Mr Shearer said they could be built for less than $300,000 each, and housing spokesman Annette King followed up in a television interview, suggesting a breakdown of around $250,000 for the house, and $50,000 for the land.
Despite scepticism from political opponents, industry sources confirm that even in Auckland, this $300,000 benchmark is achievable, able to produce a one or two bedroom, 90 sq metre, two-storey terrace house, all wired and piped and ready for occupation. That's based on a conservative costing of $1,000 a sq metre for 120 sq m of land, and a 90 sq m home, costing $2,000 a sq m to build.
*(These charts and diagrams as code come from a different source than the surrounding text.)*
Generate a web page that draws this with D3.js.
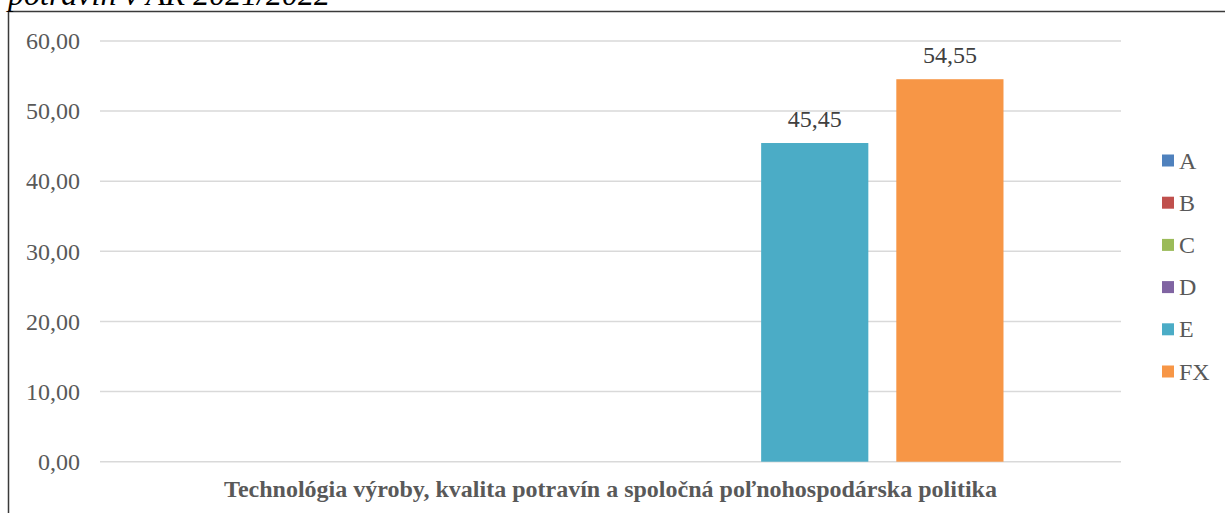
<!DOCTYPE html>
<html>
<head>
<meta charset="utf-8">
<script src="https://cdn.jsdelivr.net/npm/d3@7"></script>
<style>
  body { margin: 0; background: #fff; }
</style>
</head>
<body>
<div class="container"></div>
<script>
const w = 1225
const h = 513
const serif = "'Liberation Serif', 'Times New Roman', serif"

const categories = ["Technológia výroby, kvalita potravín a spoločná poľnohospodárska politika"]
const series = ["A", "B", "C", "D", "E", "FX"]
const values = [0, 0, 0, 0, 45.45, 54.55]
const colors = ["#4F81BD", "#C0504D", "#9BBB59", "#8064A2", "#4BACC6", "#F79646"]
const yTicks = [0, 10, 20, 30, 40, 50, 60]
const titleText = "potravín v AR 2021/2022"

const plot = { left: 100, right: 1121, top: 41, bottom: 461.7 }

const svg = d3.select(".container")
              .append("svg")
              .attr("width", w)
              .attr("height", h)

// frame of the chart area (only top and left edges are visible)
svg.append("path")
    .attr("d", `M8.5,${h} V11.5 H${w}`)
    .attr("fill", "none")
    .attr("stroke", "#3a3a3a")
    .attr("stroke-width", 1.5)

svg.append("text")
    .attr("x", 8)
    .attr("y", 5)
    .style("font-family", serif)
    .style("font-size", "32px")
    .style("font-style", "italic")
    .attr("fill", "#000")
    .text(titleText)

const yScale = d3.scaleLinear()
                .domain([0, 60])
                .range([plot.bottom, plot.top])

const x0 = d3.scaleBand()
            .domain(categories)
            .range([plot.left, plot.right])
            .paddingOuter(0.152)

const x1 = d3.scaleBand()
            .domain(series)
            .range([0, x0.bandwidth()])
            .paddingInner(0.207)

const fmt = v => d3.format(".2f")(v).replace(".", ",")

// gridlines
svg.append("g")
    .selectAll("line")
    .data(yTicks)
    .enter()
    .append("line")
      .attr("x1", plot.left)
      .attr("x2", plot.right)
      .attr("y1", d => yScale(d))
      .attr("y2", d => yScale(d))
      .attr("stroke", "#d9d9d9")
      .attr("stroke-width", 1.5)

const yAxis = d3.axisLeft(yScale)
                .tickValues(yTicks)
                .tickFormat(fmt)
                .tickSize(0)
                .tickPadding(20)

svg.append("g")
    .attr("id", "y-axis")
    .attr("transform", `translate(${plot.left}, 0)`)
    .call(yAxis)
    .call(g => g.select(".domain").remove())
    .selectAll("text")
      .style("font-family", serif)
      .style("font-size", "24px")
      .attr("fill", "#595959")

const xAxis = d3.axisBottom(x0).tickSize(0).tickPadding(18)

svg.append("g")
    .attr("id", "x-axis")
    .attr("transform", `translate(0, ${plot.bottom})`)
    .call(xAxis)
    .call(g => g.select(".domain").remove())
    .selectAll("text")
      .style("font-family", serif)
      .style("font-size", "24px")
      .style("font-weight", "bold")
      .attr("fill", "#595959")

const group = svg.append("g")
    .attr("transform", `translate(${x0(categories[0]) + 1.5}, 0)`)

group.selectAll("rect")
    .data(series)
    .enter()
    .append("rect")
      .attr("x", d => x1(d))
      .attr("y", (d, i) => yScale(values[i]))
      .attr("width", x1.bandwidth())
      .attr("height", (d, i) => yScale(0) - yScale(values[i]))
      .attr("fill", (d, i) => colors[i])

group.selectAll(".label")
    .data(series.filter((d, i) => values[i] > 0))
    .enter()
    .append("text")
      .attr("class", "label")
      .attr("x", d => x1(d) + x1.bandwidth() / 2)
      .attr("y", d => yScale(values[series.indexOf(d)]) - 16.5)
      .attr("text-anchor", "middle")
      .style("font-family", serif)
      .style("font-size", "24px")
      .attr("fill", "#404040")
      .text(d => fmt(values[series.indexOf(d)]))

const legend = svg.append("g")
    .attr("transform", "translate(1162, 160.5)")

const item = legend.selectAll("g")
    .data(series)
    .enter()
    .append("g")
      .attr("transform", (d, i) => `translate(0, ${i * 42.2})`)

item.append("rect")
    .attr("x", 0)
    .attr("y", -6)
    .attr("width", 12)
    .attr("height", 12)
    .attr("fill", (d, i) => colors[i])

item.append("text")
    .attr("x", 17)
    .attr("y", 8)
    .style("font-family", serif)
    .style("font-size", "24px")
    .attr("fill", "#595959")
    .text(d => d)
</script>
</body>
</html>
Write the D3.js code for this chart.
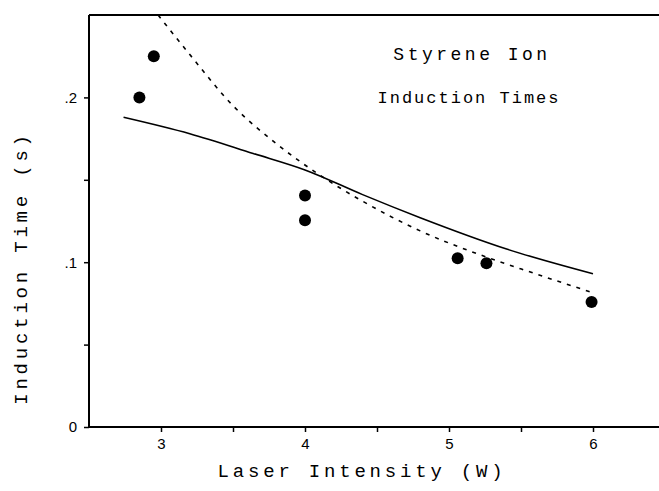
<!DOCTYPE html>
<html>
<head>
<meta charset="utf-8">
<script src="https://cdn.jsdelivr.net/npm/d3@7"></script>
<style>
  body { margin: 0; background: #fff; }
  svg { display: block; }
</style>
</head>
<body>
<svg id="chart" width="659" height="491"></svg>
<script>
// measured points
const laserW = [2.85, 2.95, 4.0, 4.0, 5.06, 5.26, 5.99];
const inductionT = [0.200, 0.225, 0.1405, 0.1255, 0.1024, 0.0994, 0.0758];

// solid fit curve
const solidX = [2.74, 3.2, 3.64, 4.0, 4.4, 4.8, 5.4, 6.0];
const solidY = [0.188, 0.178, 0.166, 0.156, 0.141, 0.127, 0.108, 0.093];

// dashed fit curve
const dashX = [2.98, 3.2, 3.5, 3.8, 4.1, 4.4, 4.8, 5.2, 5.6, 5.98];
const dashY = [0.25, 0.226, 0.195, 0.172, 0.153, 0.137, 0.119, 0.105, 0.093, 0.082];

const xTicks = [3, 4, 5, 6];
const xMinor = [3.5, 4.5, 5.5];
const yTicks = [0, 0.1, 0.2];
const yMinor = [0.05, 0.15];
const yTickLabels = ["0", ".1", ".2"];

const svg = d3.select("#chart");
const mLeft = 89, mTop = 15, mBottom = 427, mRight = 665;

const x = d3.scaleLinear().domain([2.5, 6.5]).range([mLeft, mRight]);
const y = d3.scaleLinear().domain([0, 0.25]).range([mBottom, mTop]);

const mono = "'Liberation Mono', 'DejaVu Sans Mono', monospace";
const sans = "'Liberation Sans', Arial, sans-serif";

// axes
const xAxis = d3.axisBottom(x).tickValues(xTicks.concat(xMinor))
    .tickSize(5).tickPadding(6)
    .tickFormat(d => xTicks.includes(d) ? d3.format("d")(d) : "");
const gx = svg.append("g").attr("transform", `translate(0,${mBottom})`).call(xAxis);

const yAxis = d3.axisLeft(y).tickValues(yTicks.concat(yMinor))
    .tickSize(5).tickPadding(7)
    .tickFormat(d => {
        const i = yTicks.indexOf(d);
        return i >= 0 ? yTickLabels[i] : "";
    });
const gy = svg.append("g").attr("transform", `translate(${mLeft},0)`).call(yAxis);

[gx, gy].forEach(g => {
    g.select(".domain").attr("stroke", "#000").attr("stroke-width", 2);
    g.selectAll(".tick line").attr("stroke", "#000").attr("stroke-width", 1.5);
    g.selectAll(".tick text").attr("font-family", sans).attr("font-size", 15).attr("fill", "#000");
});
gx.select(".domain").attr("d", `M${mLeft},0H${mRight}`);
gy.select(".domain").attr("d", `M0,${mBottom}V${mTop}`);

// top frame line
svg.append("line")
    .attr("x1", mLeft).attr("x2", mRight)
    .attr("y1", mTop).attr("y2", mTop)
    .attr("stroke", "#000").attr("stroke-width", 2);

// curves
const line = d3.line().x(d => x(d[0])).y(d => y(d[1])).curve(d3.curveMonotoneX);

svg.append("path")
    .datum(solidX.map((v, i) => [v, solidY[i]]))
    .attr("d", line)
    .attr("fill", "none")
    .attr("stroke", "#000")
    .attr("stroke-width", 1.6);

svg.append("path")
    .datum(dashX.map((v, i) => [v, dashY[i]]))
    .attr("d", line)
    .attr("fill", "none")
    .attr("stroke", "#000")
    .attr("stroke-width", 1.6)
    .attr("stroke-dasharray", "4,6");

// points
svg.append("g")
    .selectAll("circle")
    .data(laserW.map((v, i) => [v, inductionT[i]]))
    .join("circle")
    .attr("cx", d => x(d[0]))
    .attr("cy", d => y(d[1]))
    .attr("r", 6)
    .attr("fill", "#000");

// labels
svg.append("text")
    .attr("x", 472).attr("y", 60)
    .attr("text-anchor", "middle")
    .attr("font-family", mono).attr("font-size", 18)
    .attr("letter-spacing", 3.5)
    .text("Styrene Ion");

svg.append("text")
    .attr("x", 469).attr("y", 103)
    .attr("text-anchor", "middle")
    .attr("font-family", mono).attr("font-size", 17)
    .attr("letter-spacing", 2)
    .text("Induction Times");

svg.append("text")
    .attr("x", 362).attr("y", 477)
    .attr("text-anchor", "middle")
    .attr("font-family", mono).attr("font-size", 19)
    .attr("letter-spacing", 3.8)
    .text("Laser Intensity (W)");

svg.append("text")
    .attr("transform", "translate(27,268) rotate(-90)")
    .attr("text-anchor", "middle")
    .attr("font-family", mono).attr("font-size", 19)
    .attr("letter-spacing", 3.8)
    .text("Induction Time (s)");
</script>
</body>
</html>
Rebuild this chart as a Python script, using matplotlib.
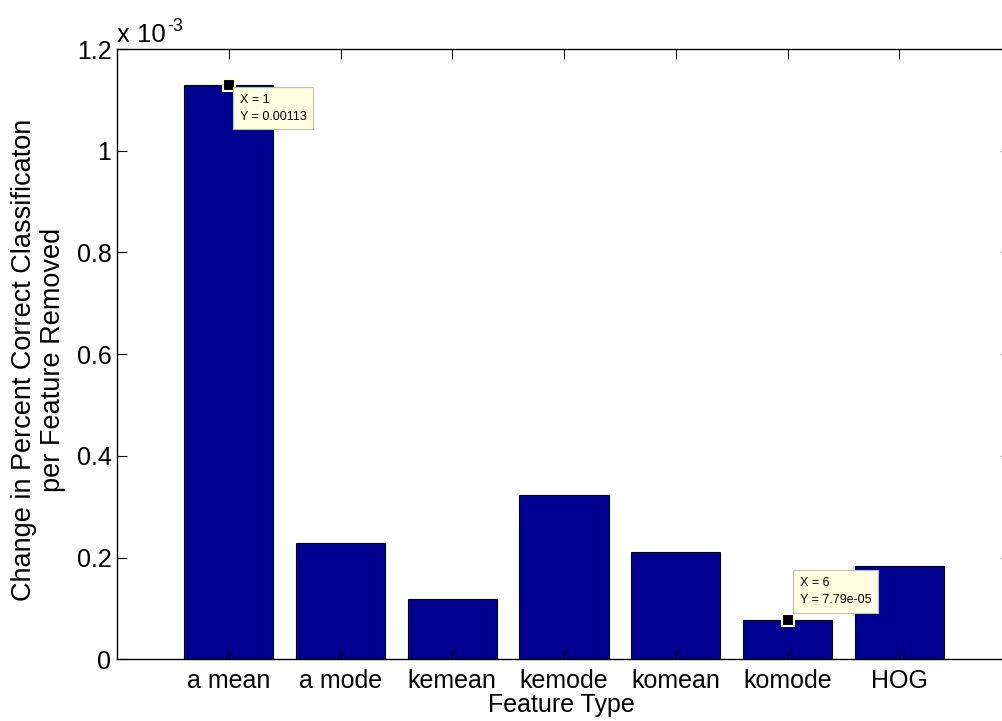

Labour says it will build in partnership with the private sector, community agencies and local government , using the Housing New Zealand as the lead agency. It says the Crown is "the only player large enough to make a real difference to the home affordability crisis".
The Hobsonville Land Company, set up by the Labour Government in 2006, as a subsidiary of the Housing NZ to create a 3,000-home community on the old Hobsonville airbase, is living proof that public agencies can do this sort of thing well. Of course the Hobsonville target of 100 houses a year, rising to 250 if demand requires, is small fry compared with the Kiwibuild project, which has been labelled "the largest public building programme in over 50 years".
Still, Hobsonville is a great model - with private enterprise, and local and central government working together to achieve good outcomes - even if you put aside local MP John Key criticising the inclusion of 500 state rentals as "economic vandalism" and pledging to remove them if he became prime minister, both of which happened.
Around 25 per cent of the cost of developing a new house and section in Auckland can go in paying for infrastructure development and various council charges. There are all sorts of regulatory hoops to jump through as well. At Hobsonville, the Auckland Council and the land company have worked to bend and cut through the red tape. Last week, deputy mayor Penny Hulse said "to facilitate some of the housing types envisaged as part of Hobsonville Point's affordable housing programme, the council is working hard to ensure that zoning and other regulations support opportunities for innovation".
Such co-operation, combined with the economies of scale associated with large developments, have helped keep costs down. Saving can only be magnified in developments of the size envisaged in Labour's new policy.
Still to be fleshed out is where the new low cost housing is going to go. The Hobsonville development highlights the advantages of "pepper-potting" various styles and priced housing throughout a development. A lower-cost home doesn't need to be of poor quality, it just has two bedrooms, with courtyard, against to the four-bedroom, two-car-garage with garden, property alongside.
Labour's publicity says the houses will be built on new land, or on existing developments, and by looking at "reconfiguring and subdividing some existing state house land as opportunities arise."
We'll have to wait and see whether Labour's solution for the rental crisis is equally brave.